UA-76843172-1

Verizon gives a $10,000 grant to teach against school violence

Bullies beware as Millersville University plans its second conference against school violence. Following a successful conference held last summer, The Verizon Foundation has given the University another grant of $10,000 in order to fund a second conference. As a business revolving around technology, Verizon emphasizes the importance of Internet safety for children and teenagers.

Having focused on eliminating bullying in schools at the past conference, this year’s focus will be on bullying occurring in cyberspace. Jane Bray, dean of the school of education at Millersville, expressed her pleasure in being given a second opportunity to educate the community about bullying. She claimed that this year’s angle on cyber bullying will compliment last year’s conference nicely.

Attendance at the previous conference consisted of 22 school districts from the Lancaster-Lebanon area along with Millersville students, faculty and staff.

The featured speaker at the first conference was Hilda Clarice Quiroz, a training specialist with the National School Safety center in California.

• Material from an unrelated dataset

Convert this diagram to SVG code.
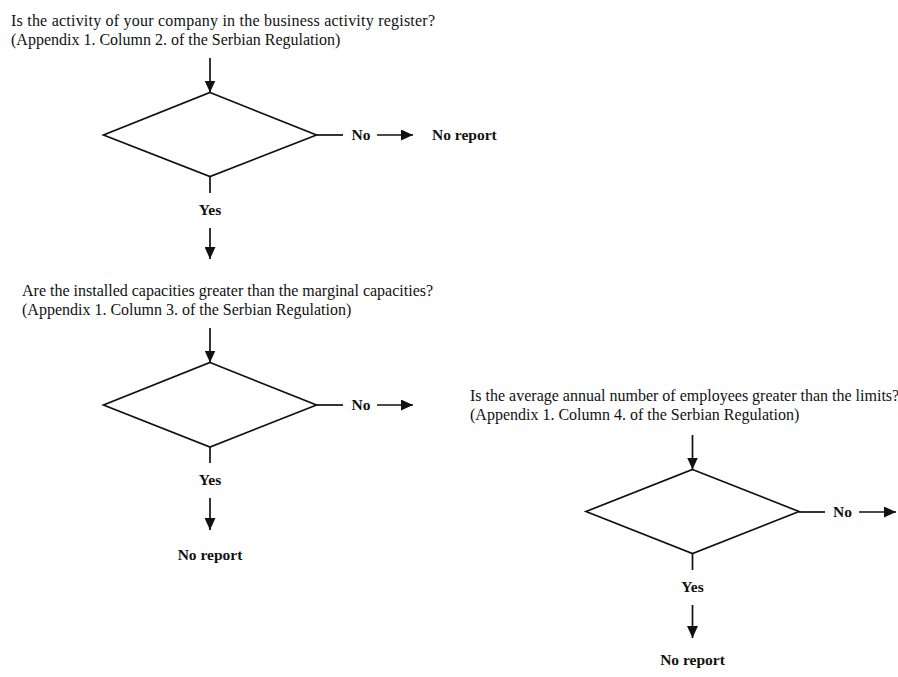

Another speaker was Colonel Jeffrey Miller who, at the time, was the head of the Pennsylvania State Police.

He offered insight following his leading command when the Nichol Mines shooting took place. The conference held a free day of bullying workshop sessions that encouraged parents in the community to participate and learn how to identify when bullying is occurring and how to stop it.

There is increasing concern that as technology evolves, youth are given more opportunities to act in ways they believe are untraceable to guardians who may seem incapable of keeping up. The conference will suggest ways for these care-givers to regulate children’s actions online without monitoring their every move. Some tips include keeping the computer in a public household area, knowing who children are talking to, and saving all online information.

Bray stated, “We often think of school violence linked with major school disturbances. However, bullying has been identified as one of the major contributing factors toward larger school violence, thus the increased focus on this area is intended to be preventive measures.”

She included that, “students majoring in education, social work, psychology and other programs at the graduate level will be invited to attend this conference.” The second conference will be held in fall 2009.